#### Challenge:
In the entries that follow, how many lines contain the word "React"? Answer with the number only.

#### Supplied records:
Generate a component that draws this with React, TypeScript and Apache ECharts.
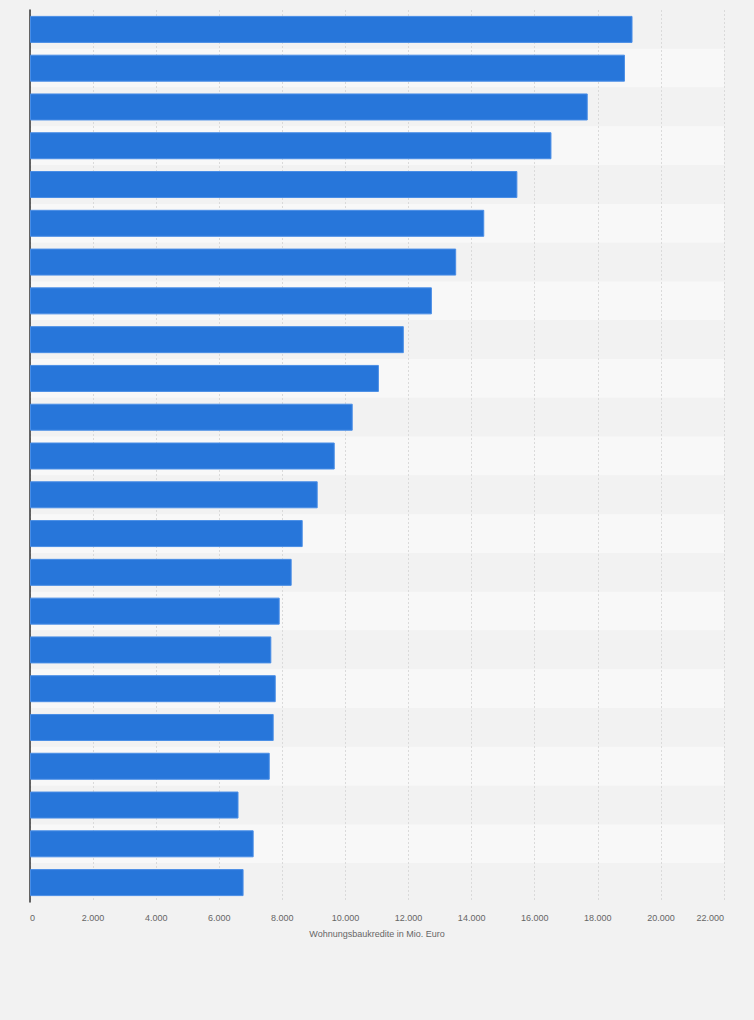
import React, { useEffect, useRef } from "react";
import * as echarts from "echarts";

const categories: string[] = [
  "1", "2", "3", "4", "5", "6", "7", "8", "9", "10", "11", "12",
  "13", "14", "15", "16", "17", "18", "19", "20", "21", "22", "23",
];
const values: number[] = [
  19100, 18860, 17680, 16530, 15450, 14400, 13510, 12740, 11850, 11060, 10230, 9660,
  9120, 8645, 8295, 7915, 7650, 7790, 7725, 7600, 6610, 7090, 6770,
];
const xAxisTitle = "Wohnungsbaukredite in Mio. Euro";

export default function App() {
  const ref = useRef<HTMLDivElement>(null);
  useEffect(() => {
    document.body.style.margin = "0";
    document.body.style.background = "#f2f2f2";
    const chart = echarts.init(ref.current!, null, { renderer: "svg" });
    chart.setOption({
      animation: false,
      backgroundColor: "#f2f2f2",
      grid: { left: 30, right: 30, top: 10, bottom: 118, containLabel: false },
      xAxis: {
        type: "value",
        min: 0,
        max: 22000,
        interval: 2000,
        name: xAxisTitle,
        nameLocation: "middle",
        nameGap: 27,
        nameTextStyle: { color: "#666", fontSize: 9, fontFamily: "Arial, Liberation Sans, sans-serif" },
        axisLine: { show: false },
        axisTick: { show: false },
        axisLabel: {
          color: "#666",
          fontSize: 9,
          margin: 11,
          alignMinLabel: "left",
          alignMaxLabel: "right",
          fontFamily: "Arial, Liberation Sans, sans-serif",
          formatter: (v: number) => v.toLocaleString("de-DE"),
        },
        splitLine: { show: true, lineStyle: { color: "#dadada", type: [2, 2], width: 1 } },
      },
      yAxis: {
        type: "category",
        data: categories,
        inverse: true,
        axisLine: { show: true, lineStyle: { color: "#333", width: 1.5 } },
        axisTick: { show: false },
        axisLabel: { show: false },
        splitLine: { show: false },
        splitArea: { show: true, areaStyle: { color: ["#f2f2f2", "#f8f8f8"] } },
      },
      series: [
        {
          type: "bar",
          data: values,
          barWidth: 27,
          itemStyle: { color: "#2776da", borderColor: "#4a8ee6", borderWidth: 1 },
        },
      ],
    });
    return () => chart.dispose();
  }, []);
  return <div ref={ref} style={{ width: 754, height: 1020 }} />;
}
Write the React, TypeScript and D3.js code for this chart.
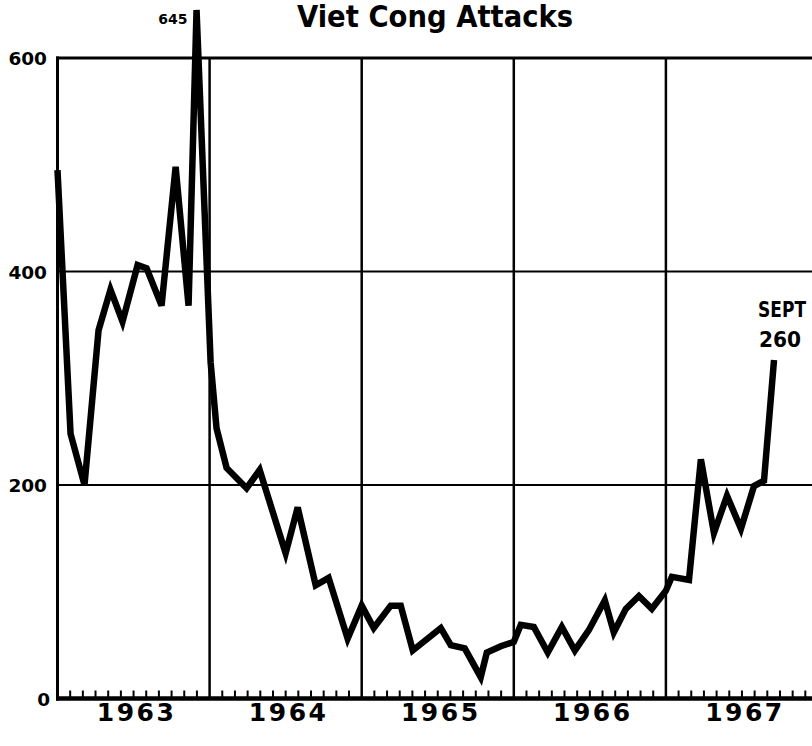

#### In response:
3